==== Provided data

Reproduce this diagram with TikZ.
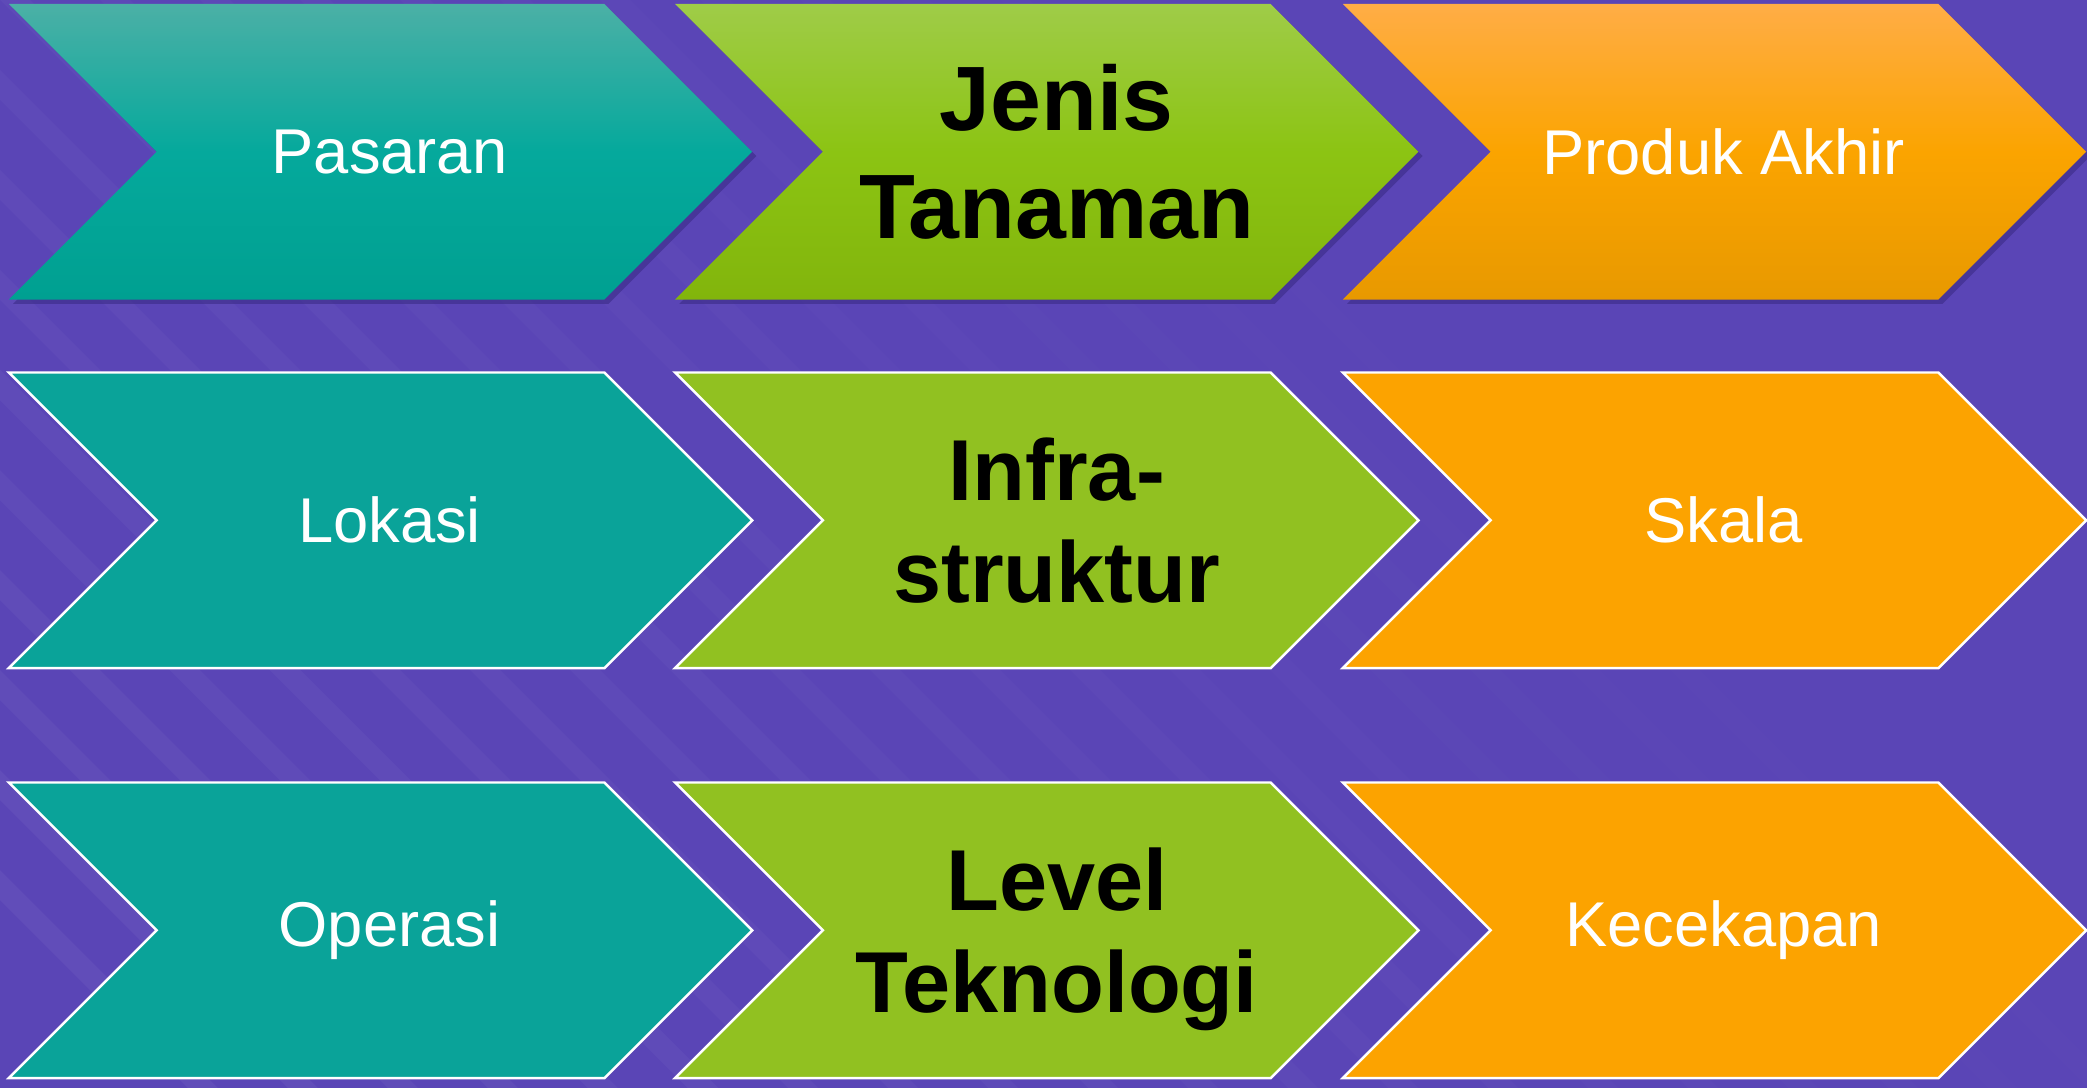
\documentclass[tikz,border=0pt]{standalone}
\usepackage{fontspec}
\setmainfont{Liberation Sans}
\usepackage{xcolor}
\usetikzlibrary{shapes.symbols,shadows}

\definecolor{bgpurple}{HTML}{5A45B6}
\definecolor{shadowpurple}{HTML}{3B2B86}
\definecolor{tealtop}{HTML}{4BB0A6}
\definecolor{tealmid}{HTML}{05A99C}
\definecolor{tealbot}{HTML}{00A091}
\definecolor{greentop}{HTML}{9FCC48}
\definecolor{greenmid}{HTML}{8CC413}
\definecolor{greenbot}{HTML}{82B50C}
\definecolor{orangetop}{HTML}{FFAD46}
\definecolor{orangemid}{HTML}{FBA400}
\definecolor{orangebot}{HTML}{E89900}
\definecolor{tealflat}{HTML}{0AA399}
\definecolor{greenflat}{HTML}{91C121}
\definecolor{orangeflat}{HTML}{FCA300}

\begin{document}
\begin{tikzpicture}[x=0.01cm, y=-0.01cm,
  arrow box/.style={signal, signal from=west, signal to=east, signal pointer angle=90,
    minimum width=7.43cm, minimum height=2.954cm, inner sep=0pt},
  shade box/.style={arrow box, drop shadow={shadow xshift=1.2pt, shadow yshift=-1.2pt, opacity=0.6, fill=shadowpurple}},
  flat box/.style={arrow box, draw=white, line width=0.7pt},
  light text/.style={text=white, align=center, xshift=0.09cm, font=\fontsize{18}{21}\selectfont},
  bold text/.style={text=black, align=center, xshift=0.1cm, text depth=0pt, font=\fontsize{26}{30.7}\selectfont\bfseries},
  bold text flat/.style={bold text, font=\fontsize{24.6}{29}\selectfont\bfseries}]
\path[use as bounding box] (0,0) rectangle (2087,1088);
\clip (0,0) rectangle (2087,1088);
\fill[bgpurple] (0,0) rectangle (2087,1088);
% faint stripes in the background
\foreach \i in {0,...,22} {
  \pgfmathsetmacro\op{max(0,0.045-0.002*\i)}
  \fill[white, opacity=\op] (\i*100-900,0) -- ++(30,0) -- ++(1088,1088) -- ++(-30,0) -- cycle;
}
% row 1
\node[shade box, top color=tealtop, bottom color=tealbot, middle color=tealmid,
  label={[light text]center:Pasaran}] (pasaran) at (380.5,151.75) {};
\node[shade box, top color=greentop, bottom color=greenbot, middle color=greenmid,
  label={[bold text]center:Jenis\\Tanaman}] (jenis) at (1046.75,151.75) {};
\node[shade box, top color=orangetop, bottom color=orangebot, middle color=orangemid,
  label={[light text]center:Produk Akhir}] (produk) at (1714.5,151.75) {};
% row 2
\node[flat box, fill=tealflat, label={[light text]center:Lokasi}] (lokasi) at (380.5,520.3) {};
\node[flat box, fill=greenflat, label={[bold text flat]center:Infra-\\struktur}] (infra) at (1046.75,520.3) {};
\node[flat box, fill=orangeflat, label={[light text]center:Skala}] (skala) at (1714.5,520.3) {};
% row 3
\node[flat box, fill=tealflat, label={[light text]center:Operasi}] (operasi) at (380.5,930.3) {};
\node[flat box, fill=greenflat, label={[bold text flat]center:Level\\Teknologi}] (level) at (1046.75,930.3) {};
\node[flat box, fill=orangeflat, label={[light text]center:Kecekapan}] (kecekapan) at (1714.5,930.3) {};
\end{tikzpicture}
\end{document}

========

**Task**: Return the material word for word. Pictures are not part of the copy.

**Expected answer**:
Reproduce this diagram with TikZ.
\documentclass[tikz,border=0pt]{standalone}
\usepackage{fontspec}
\setmainfont{Liberation Sans}
\usepackage{xcolor}
\usetikzlibrary{shapes.symbols,shadows}

\definecolor{bgpurple}{HTML}{5A45B6}
\definecolor{shadowpurple}{HTML}{3B2B86}
\definecolor{tealtop}{HTML}{4BB0A6}
\definecolor{tealmid}{HTML}{05A99C}
\definecolor{tealbot}{HTML}{00A091}
\definecolor{greentop}{HTML}{9FCC48}
\definecolor{greenmid}{HTML}{8CC413}
\definecolor{greenbot}{HTML}{82B50C}
\definecolor{orangetop}{HTML}{FFAD46}
\definecolor{orangemid}{HTML}{FBA400}
\definecolor{orangebot}{HTML}{E89900}
\definecolor{tealflat}{HTML}{0AA399}
\definecolor{greenflat}{HTML}{91C121}
\definecolor{orangeflat}{HTML}{FCA300}

\begin{document}
\begin{tikzpicture}[x=0.01cm, y=-0.01cm,
  arrow box/.style={signal, signal from=west, signal to=east, signal pointer angle=90,
    minimum width=7.43cm, minimum height=2.954cm, inner sep=0pt},
  shade box/.style={arrow box, drop shadow={shadow xshift=1.2pt, shadow yshift=-1.2pt, opacity=0.6, fill=shadowpurple}},
  flat box/.style={arrow box, draw=white, line width=0.7pt},
  light text/.style={text=white, align=center, xshift=0.09cm, font=\fontsize{18}{21}\selectfont},
  bold text/.style={text=black, align=center, xshift=0.1cm, text depth=0pt, font=\fontsize{26}{30.7}\selectfont\bfseries},
  bold text flat/.style={bold text, font=\fontsize{24.6}{29}\selectfont\bfseries}]
\path[use as bounding box] (0,0) rectangle (2087,1088);
\clip (0,0) rectangle (2087,1088);
\fill[bgpurple] (0,0) rectangle (2087,1088);
% faint stripes in the background
\foreach \i in {0,...,22} {
  \pgfmathsetmacro\op{max(0,0.045-0.002*\i)}
  \fill[white, opacity=\op] (\i*100-900,0) -- ++(30,0) -- ++(1088,1088) -- ++(-30,0) -- cycle;
}
% row 1
\node[shade box, top color=tealtop, bottom color=tealbot, middle color=tealmid,
  label={[light text]center:Pasaran}] (pasaran) at (380.5,151.75) {};
\node[shade box, top color=greentop, bottom color=greenbot, middle color=greenmid,
  label={[bold text]center:Jenis\\Tanaman}] (jenis) at (1046.75,151.75) {};
\node[shade box, top color=orangetop, bottom color=orangebot, middle color=orangemid,
  label={[light text]center:Produk Akhir}] (produk) at (1714.5,151.75) {};
% row 2
\node[flat box, fill=tealflat, label={[light text]center:Lokasi}] (lokasi) at (380.5,520.3) {};
\node[flat box, fill=greenflat, label={[bold text flat]center:Infra-\\struktur}] (infra) at (1046.75,520.3) {};
\node[flat box, fill=orangeflat, label={[light text]center:Skala}] (skala) at (1714.5,520.3) {};
% row 3
\node[flat box, fill=tealflat, label={[light text]center:Operasi}] (operasi) at (380.5,930.3) {};
\node[flat box, fill=greenflat, label={[bold text flat]center:Level\\Teknologi}] (level) at (1046.75,930.3) {};
\node[flat box, fill=orangeflat, label={[light text]center:Kecekapan}] (kecekapan) at (1714.5,930.3) {};
\end{tikzpicture}
\end{document}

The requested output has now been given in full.